The elephant in the room
Tomás Rivera of Chainbreaker Collective, a selfdescribed economic and environmental justice organization in Santa Fe, doesn’t want the city to act too quickly in approving the overlay plan.
“We don’t oppose this; there’s a lot of good stuff in there,” he said. “But we think it lacks protections for neighbors. Without having laws in effect that protect residents, this will be a classic recipe for gentrification.”
Rivera said if the area becomes too attractive, it will push people in the adjacent Hopewell-Mann neighborhood out. “The issue is, if that neighborhood becomes a really hip neighborhood, people from outside the area will want to come live there,” he said. “But just five feet away, literally across the alley, we have the poorest neighborhood in Santa Fe and the most vulnerable for gentrification.”
On Thursday, members of Chainbreaker staged a demonstration on St. Michael’s Drive at the Rail Runner train crossing to raise awareness for their concerns.
Their mascot elephant (really a person in an elephant suit) representing the elephant in the room — that being the needs of the economically disadvantaged that no one wants to talk about — was there to help grab the attention of passersby.
Playing ‘the long game’
Until recently, Kate Noble headed the city’s economic development office. She helped coordinate Re:Mike from the city’s side and now that she’s taken a job in the private sector with a high-tech startup firm, she has a unique perspective about Midtown LINC.

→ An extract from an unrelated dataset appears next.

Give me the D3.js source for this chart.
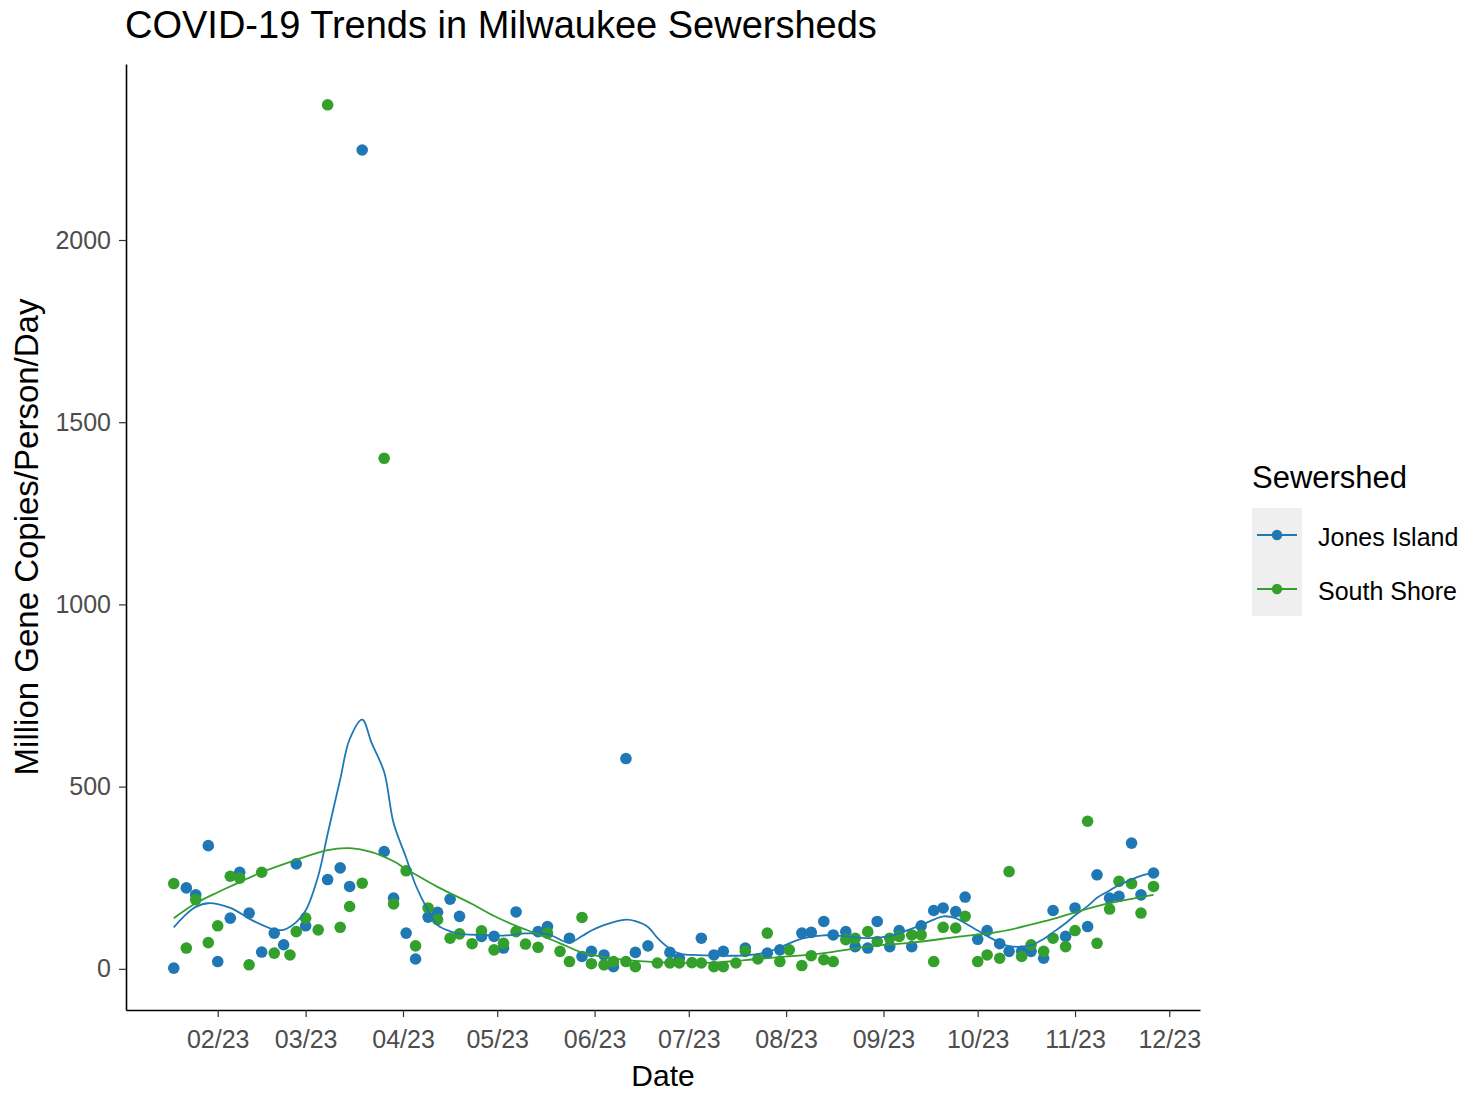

“It’s pretty clear to me the city needs to make some moves to revitalize central areas of town, like St. Michael’s and Siler (Road). We need to have that potential for redevelopment in order to move the city forward,” she said.
Spurred by the presence of the arts collective Meow Wolf in a re-purposed bowling alley, new development in the previously industrial Siler Road area has grown organically. But Nobel said that, generally, “it’s always a good idea to have an intention” when it comes to urban planning. The Midtown LINC provides that.
“I hope to see bigger vision in the future,” she said, adding that the city is operating in a risk-adverse environment and has to be willing to take action.
“Progress is progress, but these things take time,” she said. “Making progress and making change is important because community development and housing development is the long game, and the city needs to play the long game.”